Cross-Border Compliance

For international acquisitions, consider additional regulations, including the General Data Protection Regulation (GDPR), the Committee on Foreign Investment in the United States (CFIUS), and the Foreign Corrupt Practices Act (FCPA). These can carry serious consequences if ignored.

Keeping Deals Efficient Without Cutting Corners

Speed is valuable, but it must be supported by strategy. Here’s how deal teams can move quickly while maintaining discipline:

  • Set a fast but focused diligence scope: Identify the top 20% of issues likely to cause 80% of the risk and start there.
  • Bring in experienced advisors: Legal teams with deal experience know what to triage, where to dig deeper, and how to flag issues early.
  • Keep communication tight: Align legal, finance, operations, and executive teams early. Lack of internal coordination is one of the most common causes of deal failure.
  • Start integration planning early: The transition period after closing is often overlooked. Early planning helps reduce disruption and deliver results faster.

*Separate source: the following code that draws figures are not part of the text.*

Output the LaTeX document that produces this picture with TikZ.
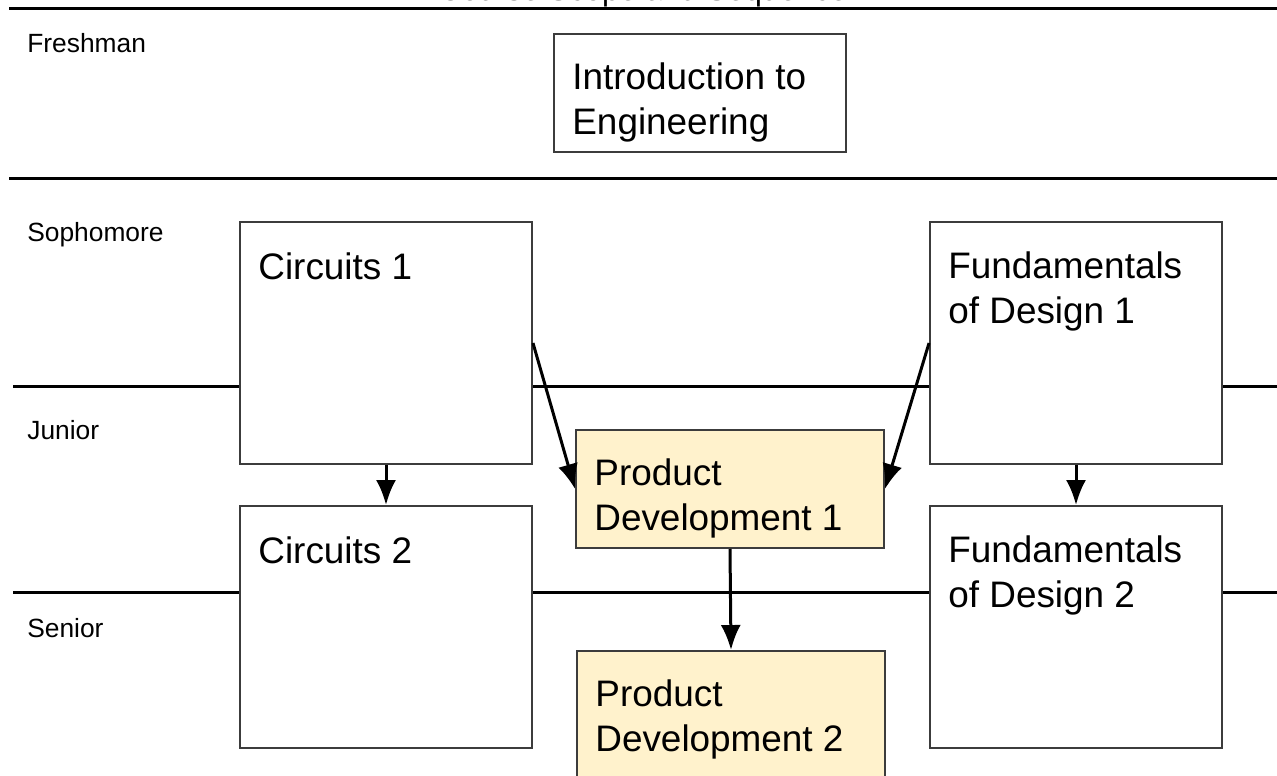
\documentclass[tikz,border=0pt]{standalone}
\usepackage{fontspec}
\setmainfont{Liberation Sans}
\usetikzlibrary{arrows.meta,positioning}
\definecolor{pdfill}{HTML}{FFF2CC}
\definecolor{boxline}{HTML}{3C3C3C}
\tikzset{
  course/.style={draw=boxline,line width=0.04cm,fill=white,inner sep=0pt},
  coursetext/.style={anchor=base west,align=left,inner sep=0pt,font=\fontsize{21}{25.6}\selectfont},
  yearlabel/.style={anchor=base west,inner sep=0pt,font=\fontsize{15}{17}\selectfont},
  yearline/.style={line width=0.06cm},
  prereq/.style={line width=0.06cm,-{Latex[length=0.5cm,width=0.4cm]}}
}
\begin{document}
\begin{tikzpicture}[x=0.02cm,y=-0.02cm]
    \clip (0,0) rectangle (1277,775);
    % title, mostly cut off at the top
    \node[anchor=base,inner sep=0pt,font=\fontsize{17.8}{20}\selectfont] (title) at (643,0) {Course Scope and Sequence};
    % year rows
    \draw [yearline] (9,8) -- (1277,8);
    \draw [yearline] (9,178) -- (1277,178);
    \draw [yearline] (13,386) -- (1277,386);
    \draw [yearline] (13,592) -- (1277,592);
    \node[yearlabel] (fresh) at (27,52) {Freshman};
    \node[yearlabel] (soph) at (27,241) {Sophomore};
    \node[yearlabel] (jun) at (27,439) {Junior};
    \node[yearlabel] (sen) at (27,637) {Senior};
    % courses
    \node[course,minimum width=5.84cm,minimum height=2.36cm] (intro) at (700,93) {};
    \node[course,minimum width=5.84cm,minimum height=4.84cm] (circ1) at (386,343) {};
    \node[course,minimum width=5.84cm,minimum height=4.84cm] (circ2) at (386,627) {};
    \node[course,minimum width=5.84cm,minimum height=4.84cm] (fund1) at (1076,343) {};
    \node[course,minimum width=5.84cm,minimum height=4.84cm] (fund2) at (1076,627) {};
    \node[course,fill=pdfill,minimum width=6.16cm,minimum height=2.36cm] (pd1) at (730,489) {};
    \node[course,fill=pdfill,minimum width=6.16cm,minimum height=3.2cm] (pd2) at (731,731) {};
    % base of a two-line text is its last line
    \node[coursetext] (introt) at ([shift={(19,101)}]intro.north west) {Introduction to\\Engineering};
    \node[coursetext] (circ1t) at ([shift={(19,58)}]circ1.north west) {Circuits 1};
    \node[coursetext] (circ2t) at ([shift={(19,58)}]circ2.north west) {Circuits 2};
    \node[coursetext] (fund1t) at ([shift={(19,102)}]fund1.north west) {Fundamentals\\of Design 1};
    \node[coursetext] (fund2t) at ([shift={(19,102)}]fund2.north west) {Fundamentals\\of Design 2};
    \node[coursetext] (pd1t) at ([shift={(19,101)}]pd1.north west) {Product\\Development 1};
    \node[coursetext] (pd2t) at ([shift={(19,101)}]pd2.north west) {Product\\Development 2};
    % prerequisites
    \draw [prereq] (circ1.south) -- (circ2.north);
    \draw [prereq] (fund1.south) -- (fund2.north);
    \draw [prereq] (circ1.east) -- (pd1.west);
    \draw [prereq] (fund1.west) -- (pd1.east);
    \draw [prereq] (pd1.south) -- (pd2.north);
\end{tikzpicture}
\end{document}
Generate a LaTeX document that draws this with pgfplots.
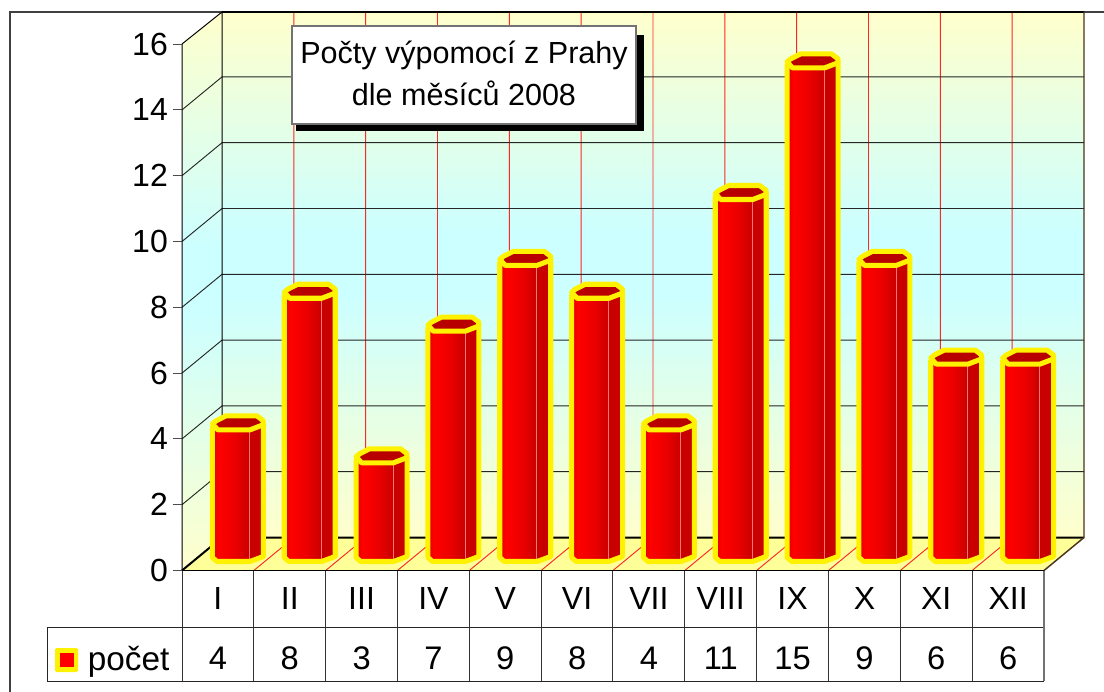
\documentclass[border=0pt]{standalone}
\usepackage{pgfplots}
\pgfplotsset{compat=1.18}
\usepackage{pgfplotstable}
\usepackage{fontspec}
\setmainfont{Liberation Sans}
\definecolor{wallY}{HTML}{FFFFCC}
\definecolor{wallC}{HTML}{CCFFFF}
\definecolor{floorY}{HTML}{FFFF99}
\definecolor{sideR}{HTML}{C80000}
\definecolor{topR}{HTML}{B80000}
\pgfdeclareverticalshading{wall}{100bp}{color(0bp)=(wallY);color(25bp)=(wallY);color(48bp)=(wallC);color(54bp)=(wallC);color(75bp)=(wallY);color(100bp)=(wallY)}
\pgfdeclarehorizontalshading{face}{100bp}{color(0bp)=(red!85!black);color(25bp)=(red!85!black);color(33bp)=(red);color(55bp)=(red!92!black);color(75bp)=(sideR);color(100bp)=(sideR)}
\pgfplotstableread{
x v name
0.5 4 I
1.5 8 II
2.5 3 III
3.5 7 IV
4.5 9 V
5.5 8 VI
6.5 4 VII
7.5 11 VIII
8.5 15 IX
9.5 9 X
10.5 6 XI
11.5 6 XII
}\chartdata
\begin{document}
\begin{tikzpicture}
\useasboundingbox (0,0) rectangle (828pt,-519pt);
\begin{scope}[x=0.75pt,y=-0.75pt]
% outer frame
\draw[black!75,line width=1.1pt] (10,692) -- (10,12) -- (1104,12);
% walls and floor
\shade[shading=wall] (222,12) rectangle (1084,537.5);
\shade[shading=wall] (182,44) -- (222,12) -- (222,537.5) -- (182,570.5) -- cycle;
\fill[floorY] (182,570.5) -- (222,537.5) -- (1084,537.5) -- (1044,570.5) -- cycle;
% grid on the walls
\foreach \k in {1,...,11}{
  \pgfmathsetmacro\xa{222+71.83*\k}
  \pgfmathsetmacro\xb{182+71.83*\k}
  \draw[red!85!white,line width=0.7pt] (\xa,12) -- (\xa,537.5) -- (\xb,570.5);
}
\foreach \v in {2,4,...,14}{
  \pgfmathsetmacro\ya{537.5-32.9*\v}
  \pgfmathsetmacro\yb{570.5-32.9*\v}
  \draw[black!85,line width=0.7pt] (182,\yb) -- (222,\ya) -- (1084,\ya);
}
\draw[black,line width=0.75pt] (182,570.5) -- (182,44) -- (222,12) -- (222,537.5);
\draw[black,line width=1.5pt] (182,570.5) -- (222,537.5) -- (1084,537.5);
\draw[black,line width=1.5pt] (222,12) -- (1084,12);
\draw[black!75,line width=1.1pt] (1084,12) -- (1104,12);
\draw[black!60!brown,line width=1.1pt] (1084,12) -- (1084,537.5) -- (1044,570.5);
% data table
\draw[black,line width=0.75pt] (182,570.5) -- (1044,570.5);
\draw[black!85,line width=0.75pt] (47,627) -- (1044,627);
\draw[black!85,line width=0.75pt] (47,627) -- (47,681) -- (1044,681);
\foreach \k in {0,...,11}{
  \pgfmathsetmacro\xb{182+71.83*\k}
  \draw[black!80,line width=0.75pt] (\xb,570.5) -- (\xb,681);
}
\draw[black!55,line width=1.1pt] (1044,570.5) -- (1044,681);
% legend key
\fill[yellow,rounded corners=1pt] (55,648) rectangle (78,672);
\fill[red] (59.5,652.5) rectangle (73.5,667);
\node[anchor=base west,inner sep=0pt,font=\fontsize{25pt}{28pt}\selectfont] at (87.5,670) {počet};
\end{scope}
\begin{axis}[
  at={(136.5pt,-427.875pt)},anchor=south west,
  scale only axis,width=646.5pt,height=394.875pt,
  xmin=0,xmax=12,ymin=0,ymax=16,
  clip=false,axis line style={draw=none},
  axis y line*=left,axis x line*=bottom,
  xtick={0.5,1.5,...,11.5},
  xticklabels from table={\chartdata}{name},
  x tick style={draw=none},
  ytick={0,2,...,16},
  y tick style={draw=black!70,line width=0.75pt},
  tick align=outside,major tick length=7.1pt,
  /pgf/number format/assume math mode=true,
  tick label style={font=\fontsize{24pt}{28pt}\selectfont},
  xticklabel style={anchor=center,yshift=-14pt},
]
\addplot[
  scatter,only marks,mark=*,mark size=0pt,
  scatter/use mapped color={draw=none,fill=none},
  visualization depends on={\thisrow{v} \as \barv},
  scatter/@pre marker code/.code={%
    \pgfmathsetmacro\H{\barv*32.9}%
    \pgftransformshift{\pgfqpoint{15pt}{12pt}}%
    \begin{scope}[x=0.75pt,y=-0.75pt]
      \shade[shading=face] (-25.5,3) -- (-25.5,\H+3) -- (-21,\H+7) -- (12,\H+7) -- (12,7) -- cycle;
      \fill[sideR] (12,7) -- (12,\H+7) -- (25.5,\H+2) -- (25.5,0) -- cycle;
      \draw[red!55!white,line width=0.4pt] (11.5,9) -- (11.5,\H+5);
      \draw[yellow,line width=3.8pt,line join=round] (-25.5,3) -- (-25.5,\H+3) -- (-21,\H+7) -- (12,\H+7) -- (25.5,\H+2) -- (25.5,0);
      \filldraw[draw=yellow,fill=topR,line width=3.8pt,line join=round]
        (-25.5,1) -- (-22,-2) -- (-12,-7) -- (19,-7) -- (25.5,-2) -- (25,2) -- (12,7) -- (-20,7) -- cycle;
    \end{scope}
  },
  scatter/@post marker code/.code={},
] table[x=x,y=v] {\chartdata};
\addplot[
  only marks,mark=none,
  point meta=explicit symbolic,
  nodes near coords,
  nodes near coords style={anchor=center,inner sep=0pt,font=\fontsize{24.5pt}{28pt}\selectfont},
] table[x=x,y expr=-2.66,meta=v] {\chartdata};
\end{axis}
\begin{scope}[x=0.75pt,y=-0.75pt]
\fill[black] (296,35) rectangle (644,131.5);
\filldraw[fill=white,draw=black!55,line width=0.9pt] (292,26) rectangle (636,124);
\node[font=\fontsize{22.9pt}{28pt}\selectfont] at (464,55) {Počty výpomocí z Prahy};
\node[font=\fontsize{22.9pt}{28pt}\selectfont] at (464,93) {dle měsíců 2008};
\end{scope}
\end{tikzpicture}
\end{document}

Even with limited time, these steps help protect deal value and reduce post-closing friction.

Make Speed an Asset, Not a Liability

Fast-track acquisitions work best when decisiveness is paired with structure. Moving quickly may help you win the deal, but disciplined diligence, tailored drafting, and early regulatory planning are what protect long-term value. If you are facing a compressed timeline, consider building a short, prioritized diligence plan and a contract strategy that clearly allocates the risks you cannot fully investigate.

Buyers who work with experienced legal counsel and adopt a structured, risk-aware approach can move quickly without incurring unnecessary risk. Whether your deal timeline is 60 days or 30, strategic discipline is the key to turning speed into a long-term advantage.